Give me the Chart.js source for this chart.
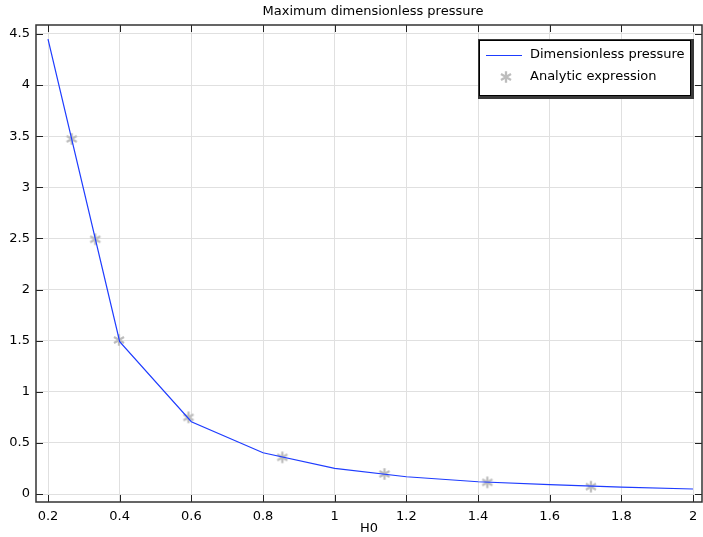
<!DOCTYPE html>
<html>
<head>
<meta charset="utf-8">
<script src="https://cdn.jsdelivr.net/npm/chart.js@4.4.1/dist/chart.umd.min.js"></script>
<style>
  html, body { margin: 0; padding: 0; background: #fff; }
  #wrap { width: 703px; height: 537px; }
</style>
</head>
<body>
<div id="wrap"><canvas id="chart"></canvas></div>
<script>
// Dimensionless pressure (solid line)
var lineX = [0.2, 0.4, 0.6, 0.8, 1.0, 1.2, 1.4, 1.6, 1.8, 2.0];
var lineY = [4.45, 1.49, 0.707, 0.404, 0.251, 0.169, 0.120, 0.091, 0.068, 0.049];

// Analytic expression (star markers)
var starX = [0.266, 0.332, 0.398, 0.592, 0.854, 1.139, 1.426, 1.715];
var starY = [3.474, 2.492, 1.507, 0.750, 0.359, 0.196, 0.114, 0.072];

var xTicks = [0.2, 0.4, 0.6, 0.8, 1, 1.2, 1.4, 1.6, 1.8, 2];
var yTicks = [0, 0.5, 1, 1.5, 2, 2.5, 3, 3.5, 4, 4.5];

var TITLE = 'Maximum dimensionless pressure';
var FONT = 'DejaVu Sans';
var STAR_COLOR = '#bdbdbd';

function toPoints(xs, ys) {
  return xs.map(function (x, i) { return { x: x, y: ys[i] }; });
}

// six-armed asterisk used as point style
function makeStar() {
  var c = document.createElement('canvas');
  c.width = 14; c.height = 14;
  var g = c.getContext('2d');
  g.strokeStyle = STAR_COLOR;
  g.lineWidth = 2.3;
  g.beginPath();
  for (var k = 0; k < 3; k++) {
    var ang = Math.PI / 2 + k * Math.PI / 3;
    var dx = Math.cos(ang) * 5.8, dy = Math.sin(ang) * 5.8;
    g.moveTo(7 - dx, 7 - dy); g.lineTo(7 + dx, 7 + dy);
  }
  g.stroke();
  return c;
}
var starImg = makeStar();

// title over the plot, frame, inward ticks and the boxed legend
var framePlugin = {
  id: 'frame',
  afterDraw: function (chart) {
    var ctx = chart.ctx, a = chart.chartArea;
    var xs = chart.scales.x, ys = chart.scales.y;
    ctx.save();
    ctx.font = '13px "' + FONT + '"';
    ctx.fillStyle = '#000';
    ctx.textAlign = 'center';
    ctx.textBaseline = 'middle';
    ctx.fillText(TITLE, (a.left + a.right) / 2 + 4, 11.5);

    ctx.strokeStyle = '#222';
    ctx.lineWidth = 1;
    ctx.beginPath();
    xTicks.forEach(function (v) {
      var px = Math.round(xs.getPixelForValue(v)) + 0.5;
      ctx.moveTo(px, a.bottom); ctx.lineTo(px, a.bottom - 7);
      ctx.moveTo(px, a.top); ctx.lineTo(px, a.top + 7);
    });
    yTicks.forEach(function (v) {
      var py = Math.round(ys.getPixelForValue(v)) + 0.5;
      ctx.moveTo(a.left, py); ctx.lineTo(a.left + 7, py);
      ctx.moveTo(a.right, py); ctx.lineTo(a.right - 7, py);
    });
    ctx.stroke();
    ctx.lineWidth = 1.5;
    ctx.strokeStyle = '#333';
    ctx.strokeRect(a.left, a.top, a.right - a.left, a.bottom - a.top);

    // legend
    var lx = 479, ly = 40, lw = 212, lh = 56;
    ctx.fillStyle = '#3a3a3a';
    ctx.fillRect(lx - 1, ly - 1, lw + 4, lh + 4);
    ctx.fillStyle = '#fff';
    ctx.fillRect(lx + 1, ly + 1, lw - 2, lh - 2);
    ctx.lineWidth = 1;
    ctx.strokeStyle = '#000';
    ctx.strokeRect(lx + 0.5, ly + 0.5, lw - 1, lh - 1);

    var ds = chart.data.datasets;
    ctx.textAlign = 'left';
    ctx.fillStyle = '#000';
    ctx.strokeStyle = ds[0].borderColor;
    ctx.lineWidth = 1.2;
    ctx.beginPath();
    ctx.moveTo(lx + 7, ly + 15.5); ctx.lineTo(lx + 43, ly + 15.5);
    ctx.stroke();
    ctx.fillText(ds[0].label, lx + 51, ly + 15);
    ctx.drawImage(starImg, lx + 27 - 7, ly + 37 - 7);
    ctx.fillText(ds[1].label, lx + 51, ly + 37);
    ctx.restore();
  }
};

var ctx = document.getElementById('chart').getContext('2d');
var chart = new Chart(ctx, {
  type: 'scatter',
  data: {
    datasets: [{
      label: 'Dimensionless pressure',
      data: toPoints(lineX, lineY),
      showLine: true,
      borderColor: '#1e3cff',
      borderWidth: 1.2,
      pointRadius: 0,
      tension: 0
    }, {
      label: 'Analytic expression',
      data: toPoints(starX, starY),
      showLine: false,
      pointStyle: starImg,
      pointRadius: 6,
      borderColor: STAR_COLOR,
      backgroundColor: STAR_COLOR
    }]
  },
  plugins: [framePlugin],
  options: {
    responsive: true,
    maintainAspectRatio: false,
    animation: false,
    layout: { autoPadding: false, padding: { left: 0, right: 1, top: 25, bottom: 0 } },
    plugins: {
      legend: { display: false },
      tooltip: { enabled: false },
      title: { display: false }
    },
    scales: {
      x: {
        type: 'linear',
        min: 0.1665,
        max: 2.025,
        afterBuildTicks: function (s) { s.ticks = xTicks.map(function (v) { return { value: v }; }); },
        afterFit: function (s) { s.height = 35; s.paddingLeft = 0; s.paddingRight = 0; },
        grid: { color: '#e0e0e0', drawTicks: false },
        border: { display: false },
        ticks: {
          color: '#000', padding: 7, maxRotation: 0, autoSkip: false,
          font: { family: FONT, size: 13 },
          callback: function (v) { return String(v); }
        },
        title: {
          display: true, text: 'H0', color: '#000',
          font: { family: FONT, size: 13 },
          padding: { top: 0, bottom: 1 }
        }
      },
      y: {
        type: 'linear',
        min: -0.078,
        max: 4.588,
        afterBuildTicks: function (s) { s.ticks = yTicks.map(function (v) { return { value: v }; }); },
        afterFit: function (s) { s.width = 36; s.paddingTop = 0; s.paddingBottom = 0; },
        grid: { color: '#e0e0e0', drawTicks: false },
        border: { display: false },
        ticks: {
          color: '#000', padding: 6, autoSkip: false,
          font: { family: FONT, size: 13 },
          callback: function (v) { return String(v); }
        }
      }
    }
  }
});
</script>
</body>
</html>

TASK TO COMPLETE:
Repeat the listing above from its first line through the line that contains "0.091, 0.068, 0.049];", both included, and nothing more. Drop the pictures.

SOLUTION TO THIS EXERCISE:
Give me the Chart.js source for this chart.
<!DOCTYPE html>
<html>
<head>
<meta charset="utf-8">
<script src="https://cdn.jsdelivr.net/npm/chart.js@4.4.1/dist/chart.umd.min.js"></script>
<style>
  html, body { margin: 0; padding: 0; background: #fff; }
  #wrap { width: 703px; height: 537px; }
</style>
</head>
<body>
<div id="wrap"><canvas id="chart"></canvas></div>
<script>
// Dimensionless pressure (solid line)
var lineX = [0.2, 0.4, 0.6, 0.8, 1.0, 1.2, 1.4, 1.6, 1.8, 2.0];
var lineY = [4.45, 1.49, 0.707, 0.404, 0.251, 0.169, 0.120, 0.091, 0.068, 0.049];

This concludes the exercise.